“Canada on thin ice as it heats up” by Macro Research Board (MRB) partners paints a bleak picture as reported by Mortgage Broker News.
They state the Canadian housing market is due for a crash and policymakers are staving off a massive deleveraging of the market, but emergency measures like CERB, the wage subsidy, and the deferral of mortgages, all risk compounding the problem. If the economy fails to make a rapid and stark restart when these measures end, MRB predicts a “deferral cliff.”
To the Extreme
“Extreme fiscal policy efforts are providing temporary support but it will prove difficult for Canadian policymakers to prevent a material housing fallout unless the domestic (and global) economy experience a V-shaped recovery and soon restore employment to pre-shutdown levels,” the report reads.

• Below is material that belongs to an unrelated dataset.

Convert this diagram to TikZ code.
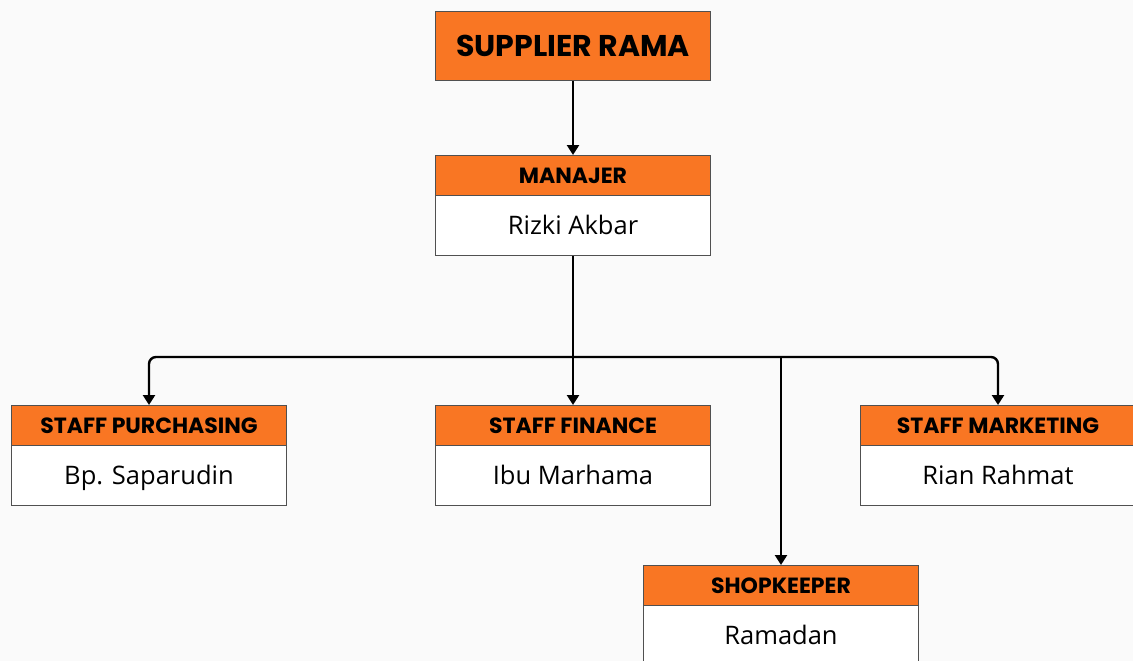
\documentclass[tikz,border=0pt]{standalone}
\usepackage{fontspec}
\setmainfont{Poppins}
\newfontfamily\namefont{Open Sans}
\usetikzlibrary{arrows.meta}
\definecolor{orng}{HTML}{F97623}
\definecolor{bord}{HTML}{505050}
\definecolor{bg}{HTML}{FAFAFA}
\tikzset{
  hdr/.style={draw=bord, line width=1pt, fill=orng, anchor=north west, minimum width=275pt, minimum height=40pt, inner sep=0pt, text height=15.4pt, text depth=0pt, font=\fontsize{22}{22}\selectfont\bfseries},
  bodybox/.style={draw=bord, line width=1pt, fill=white, anchor=north west, minimum width=275pt, minimum height=60pt, inner sep=0pt, text height=18.2pt, text depth=0pt, font=\namefont\fontsize{25.5}{25.5}\selectfont},
  conn/.style={line width=2.4pt, -{Triangle[length=10pt,width=12pt]}, rounded corners=7pt}
}
\begin{document}
\begin{tikzpicture}[x=1pt,y=-1pt]
\useasboundingbox (0,0) rectangle (1133,661);
\clip (0,0) rectangle (1133,661);
\fill[bg] (0,0) rectangle (1133,661);
% nodes
\node[hdr, minimum height=69pt, text height=21pt, font=\fontsize{30}{30}\selectfont\bfseries] (top) at (435,11) {SUPPLIER RAMA};
\node[hdr] (manh) at (435,155) {MANAJER};
\node[bodybox] (manb) at (435,195) {Rizki Akbar};
\node[hdr] (purh) at (11,405) {STAFF PURCHASING};
\node[bodybox] (purb) at (11,445) {Bp. Saparudin};
\node[hdr] (finh) at (435,405) {STAFF FINANCE};
\node[bodybox] (finb) at (435,445) {Ibu Marhama};
\node[hdr] (markh) at (860,405) {STAFF MARKETING};
\node[bodybox] (markb) at (860,445) {Rian Rahmat};
\node[hdr] (shoph) at (643,565) {SHOPKEEPER};
\node[bodybox] (shopb) at (643,605) {Ramadan};
% connectors
\coordinate (bus) at (572,357);
\draw[conn] (top.south) -- (manh.north);
\draw[conn] (manb.south) -- (finh.north);
\draw[conn] (bus) -| (purh.north);
\draw[conn] (bus) -| (markh.north);
\draw[conn] (shoph.north |- bus) -- (shoph.north);
\end{tikzpicture}
\end{document}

“Substantial oversupply and the lack of valuation support are major problems at a point when the housing market faces new and powerful headwinds. When homeowners are stretching to buy, they need to believe that their jobs are secured and that their home value will continue to appreciate. If these conditions are threatened, it can quickly weaken confidence and housing demand, causing prices to fall substantially. This was last seen in the U.S. and parts of Europe during the late-2000s. Canada is now at the cusp of heading down this path if employment and job security do not rebound strongly and shortly.”
We at BCRET do not see a “deferral cliff” for the market. There is still a good deal of demand. A lack of jobs will certainly soften prices, but we predict another cycle of flat to slightly negative growth, not a dramatic “the sky is falling” drop in prices.